Banks in Saudi Arabia are expected to continue to prioritise their liquidity demands for the coming year despite enhanced earnings, through focusing on raising Tier I capital in the form of debt issuances, notably Sukuk, according to KPMG, a leading provider of audit, tax and advisory services in Saudi Arabia.
In the first nine months of 2022, issuances of US$3.8 billion have been conducted and this is expected to grow in coming months as banks are fuelling the increased demand in the public and private sector.
“An upsurge in Tier I capital issuance has been noted across the banking participants as banks are further strengthening their equity base,” commented Khalil Ibrahim Al Sedais, Office Managing Partner – Riyadh at KPMG in Saudi Arabia.
The regulatory agenda is also ensuring a robust capital base through the implementation of Basel 4 as final rules have emerged. While the implementation was delayed due to the pandemic, global regulators are now pushing ahead for a ‘full and consistent’ framework implementation.
“Banks could face significant challenges as they refresh their Basel 4 programs,” said Ovais Shahab, Head of Financial Services at KPMG in Saudi Arabia, noting that banks in the Kingdom will need to ensure that they are well prepared to achieve compliance within the required timelines of Saudi Central Bank (SAMA) in a cost-effective manner.
In its Q3 2022 ‘Banking Pulse’ report, KPMG highlighted the latest developments in the Kingdom’s banking sector.

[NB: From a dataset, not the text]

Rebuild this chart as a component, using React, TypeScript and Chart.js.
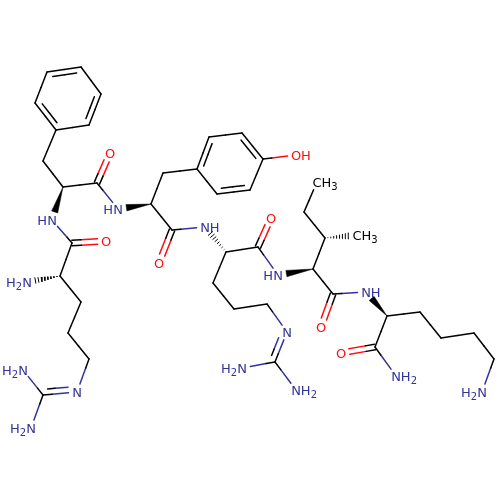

An analysis of the nine-month financial performance of the banking sector reflected a robust industry performance, particularly highlighted by an increase in net profit by 26.21% year-on-year, to SAR 46.41 billion (US$12.33 billion) in the first nine months of 2022, with total assets rising 9.76% year-on-year to SAR3,329 billion.
“We have witnessed continued growth in the economic activities during the nine-month period in 2022. While global supply chains have been under pressure due to challenges including geopolitical apprehensions, oil prices being consistently on the higher side has helped the Saudi economy to thrive and expand on its Vision 2030 ambitions,” Al Sedais added.
In the recent KPMG CEO Outlook 2022, business leaders worldwide noted that pandemic fatigue and economic factors, including the threat of rising interest rates and inflation, top the list of most pressing concerns today.
“As we look to the next three years, risks are more interconnected than ever; emerging technology rises as the top risk and greatest threat to organizational growth, while operational risk, regulatory changes and reputational concerns are the other risks jumping in priority,” Shahab added.
Furthermore, advancing digitalization and connectivity across the business is tied with attracting and retaining talent which is coming out as the top operational priority to achieve growth over the next three years. This focus may drive increasingly flexible working arrangements and mitigating the heightened cyber security threats.
“Towards the year-end, banks will continue to mitigate enhanced market risk due to volatility in the interest rate and resolve on disclosures of ESG and Basel reforms,” concluded Shahab.